Haunted by his experiences in Vietnam, Bill Schmidt (James Woods) lives in an isolated farmhouse with his girlfriend, Martha (Patricia Joyce), their young son, and Martha’s tyrannical father, Harry Wayne (Patrick McVey). Harry is a hard-drinking writer who is proud of his previous military experiences and who is frustrated by Bill’s reluctance to talk about his time in Vietnam. Harry views Bill as being a wimp who lost a war that America should have won.

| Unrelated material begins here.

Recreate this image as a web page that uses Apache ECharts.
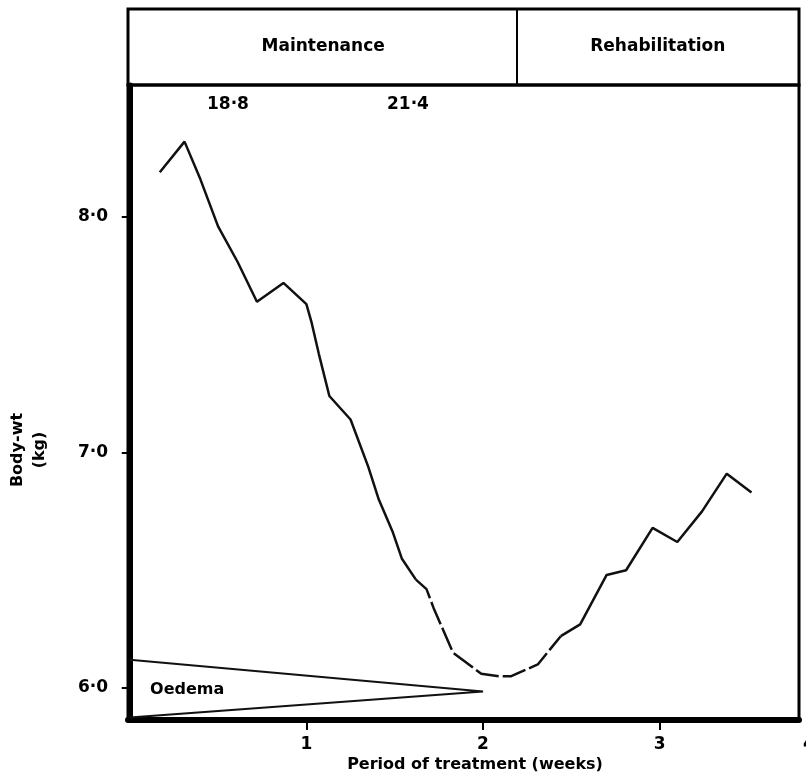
<!DOCTYPE html>
<html>
<head>
<meta charset="UTF-8">
<title>Body-wt during treatment</title>
<style type="text/css">
    body,html{ margin:0; padding:0; width:100vw; height:100vh; overflow:hidden; background:#fff;}
    #chart{ width:806px; height:777px;}
</style>
</head>
<body>
<div id="chart"></div>
<script src="https://cdn.jsdelivr.net/npm/echarts@6/dist/echarts.min.js"></script>
<script type="text/javascript">
// weeks of treatment and body weight (kg)
var weeks   = [0.17, 0.31, 0.40, 0.50, 0.61, 0.72, 0.87, 1.00, 1.03, 1.07, 1.13, 1.25, 1.35, 1.41, 1.49, 1.54,
               1.62, 1.68, 1.72, 1.83, 1.99, 2.09, 2.16, 2.31, 2.44, 2.55, 2.70, 2.81, 2.96, 3.10, 3.24, 3.38, 3.52];
var weights = [8.19, 8.32, 8.16, 7.96, 7.81, 7.64, 7.72, 7.63, 7.55, 7.42, 7.24, 7.14, 6.94, 6.80, 6.66, 6.55,
               6.46, 6.42, 6.34, 6.15, 6.06, 6.05, 6.05, 6.10, 6.22, 6.27, 6.48, 6.50, 6.68, 6.62, 6.75, 6.91, 6.83];
// part of the curve printed broken
var dashFrom = 16, dashTo = 24;

// oedema wedge
var oedemaWeeks = [0, 2.0, 0];
var oedemaKg    = [6.12, 5.985, 5.875];

// energy intake notes above the curve
var noteWeeks = [0.556, 1.575];
var noteText  = ['18·8', '21·4'];
var noteKg    = 8.476;

// treatment phases
var phaseNames = ['Maintenance', 'Rehabilitation'];
var phaseSplit = 2.19;

var xTicks = [1, 2, 3];
var yTicks = [6, 7, 8];
var xMin = -0.01, xMax = 3.789;
var yMin = 5.864, yMax = 8.5605;

var font = 'DejaVu Sans';

function pts(a, b) {
    var out = [];
    for (var i = a; i <= b; i++) out.push([weeks[i], weights[i]]);
    return out;
}
var curveStyle = { color: '#111', width: 2.5 };

var chart = echarts.init(document.getElementById('chart'));
var option = {
    animation: false,
    grid: [
        { left: 128, right: 7, top: 85, bottom: 57, show: true, borderColor: '#000', borderWidth: 3 },
        { left: 128, right: 7, top: 9, height: 76, show: true, borderColor: '#000', borderWidth: 3 }
    ],
    xAxis: [{
        type: 'value', gridIndex: 0, min: xMin, max: xMax,
        splitLine: { show: false },
        axisLine: { show: true, lineStyle: { color: '#000', width: 6 } },
        axisTick: { show: true, customValues: xTicks, length: 10, lineStyle: { color: '#000', width: 2 } },
        axisLabel: { customValues: xTicks, margin: 16, color: '#000', fontFamily: font, fontWeight: 'bold', fontSize: 17 }
    }, {
        type: 'value', gridIndex: 1, min: xMin, max: xMax, show: false
    }],
    yAxis: [{
        type: 'value', gridIndex: 0, min: yMin, max: yMax,
        splitLine: { show: false },
        axisLine: { show: true, lineStyle: { color: '#000', width: 5 } },
        axisTick: { show: true, customValues: yTicks, length: 8, lineStyle: { color: '#000', width: 2 } },
        axisLabel: {
            customValues: yTicks, margin: 20, color: '#000', fontFamily: font, fontWeight: 'bold', fontSize: 17,
            formatter: function (v) { return v.toFixed(1).replace('.', '·'); }
        }
    }, {
        type: 'value', gridIndex: 1, min: 0, max: 1, show: false
    }],
    graphic: [{
        type: 'text', x: 29, y: 450, rotation: Math.PI / 2,
        style: { text: 'Body-wt\n(kg)', textAlign: 'center', textVerticalAlign: 'middle',
                 fontFamily: font, fontWeight: 'bold', fontSize: 16, lineHeight: 22, fill: '#000' }
    }, {
        type: 'text', x: 475, y: 765,
        style: { text: 'Period of treatment (weeks)', textAlign: 'center', textVerticalAlign: 'middle',
                 fontFamily: font, fontWeight: 'bold', fontSize: 16, fill: '#000' }
    }, {
        type: 'text', x: 803, y: 745,
        style: { text: '4', textAlign: 'left', textVerticalAlign: 'middle',
                 fontFamily: font, fontWeight: 'bold', fontSize: 17, fill: '#000' }
    }],
    series: [{
        name: 'weight', type: 'line', xAxisIndex: 0, yAxisIndex: 0,
        data: pts(0, dashFrom), showSymbol: false, lineStyle: curveStyle
    }, {
        name: 'weight-broken', type: 'line', xAxisIndex: 0, yAxisIndex: 0,
        data: pts(dashFrom, dashTo), showSymbol: false,
        lineStyle: { color: '#111', width: 2.5, type: [24, 4] }
    }, {
        name: 'weight-rehab', type: 'line', xAxisIndex: 0, yAxisIndex: 0,
        data: pts(dashTo, weeks.length - 1), showSymbol: false, lineStyle: curveStyle
    }, {
        name: 'oedema', type: 'line', xAxisIndex: 0, yAxisIndex: 0,
        data: oedemaWeeks.map(function (w, i) { return [w, oedemaKg[i]]; }),
        showSymbol: false, lineStyle: { color: '#111', width: 2 }
    }, {
        name: 'oedema-label', type: 'scatter', xAxisIndex: 0, yAxisIndex: 0,
        data: [[0.115, 5.99]], symbolSize: 0, itemStyle: { opacity: 1 },
        label: { show: true, position: 'right', distance: 0, formatter: 'Oedema', opacity: 1,
                 color: '#000', fontFamily: font, fontWeight: 'bold', fontSize: 16 }
    }, {
        name: 'notes', type: 'scatter', xAxisIndex: 0, yAxisIndex: 0,
        data: noteWeeks.map(function (w, i) { return [w, noteKg, noteText[i]]; }),
        symbolSize: 0, itemStyle: { opacity: 1 },
        label: { show: true, position: 'inside', formatter: function (p) { return p.value[2]; }, opacity: 1,
                 color: '#000', fontFamily: font, fontWeight: 'bold', fontSize: 17 }
    }, {
        name: 'phases', type: 'line', xAxisIndex: 1, yAxisIndex: 1, data: [],
        markArea: {
            silent: true,
            itemStyle: { color: 'rgba(0,0,0,0)', borderWidth: 0 },
            label: { show: true, position: 'inside', color: '#000', fontFamily: font, fontWeight: 'bold', fontSize: 17 },
            data: [
                [{ name: phaseNames[0], xAxis: 0 }, { xAxis: phaseSplit }],
                [{ name: phaseNames[1], xAxis: phaseSplit }, { xAxis: xMax }]
            ]
        },
        markLine: {
            silent: true, symbol: 'none', label: { show: false },
            lineStyle: { color: '#000', width: 2, type: 'solid' },
            data: [{ xAxis: phaseSplit }]
        }
    }]
};
chart.setOption(option);
</script>
</body>
</html>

One wintry night, two visitors show up at the house. Mike (Steve Railsback) and Tony (Chico Martinez) served in Bill’s platoon. The three of them were once friends but then something happened in Vietnam that changed all that, something that Bill refuses to talk about. Harry is happy to welcome Mike and Tony into the household and he enjoys hearing their war stories. While the hapless Bill watches, Mike flirts with Martha. However, as the night continues, it becomes obvious that Mike and Tony aren’t paying an innocent visit on a friend. Instead, they’re looking for revenge. Bill testified against Mike at a court-martial and, in the process, ruined both of their lives.
The idea of “bringing the war home” was a popular one in the late 60s and the early 70s. Radical groups like the Weathermen justified their terroristic actions by saying that they were forcing complacent Americans to face what every day was like in Vietnam. Books like David Morrell’s First Blood featured psychologically damaged vets waging war on an America that they felt had abandoned them while the new wave of counterculture filmmakers made films that were groundbreaking in their portrayal of death and violence. The Visitors, which features one traumatized vet being victimized by two other angry vets, was one of those films that was meant to bring the war home.
Directed by Elia Kazan and written by Kazan’s son, Chris, The Visitors is a simple film that sometimes seems more like a stage play than a movie. The script is talky and heavy-handed, the characters are thinly drawn, and the film’s portrayal of Martha comes close to being misogynistic. Chris Kazan’s script is openly critical of the United States’s role in the Vietnam War but Elia Kazan is more concerned with presenting Bill as a martyr. Elia was a former communist who infamously named names during the McCarthy era and, from On the Waterfront on, every film that he made was more or less an attempt to justify his actions. Like Waterfront‘s Terry Malloy. Bill loses everything because he testifies. Unlike Malloy, no one comes to Bill’s aid afterwards, which suggests Kazan’s bitterness only grew over the years following his testimony.
The Visitors is a lesser film in Kazan’s filmography but notably, it was the first film for both James Woods and Steve Railsback. Railsback plays Mike as a charismatic brute, giving a performance that owes more than a little to Marlon Brando’s performance as Stanley Kowalski in Kazan’s A Streetcar Named Desire. James Woods brings his nervous intensity to the role of Bill, making him a far more intelligent but no less victimized version of Brando’s Terry Malloy. Though The Visitors was Kazan’s second-to-last film, both Woods and Railsback would go on to emerge as two of the most interesting character actors in Hollywood.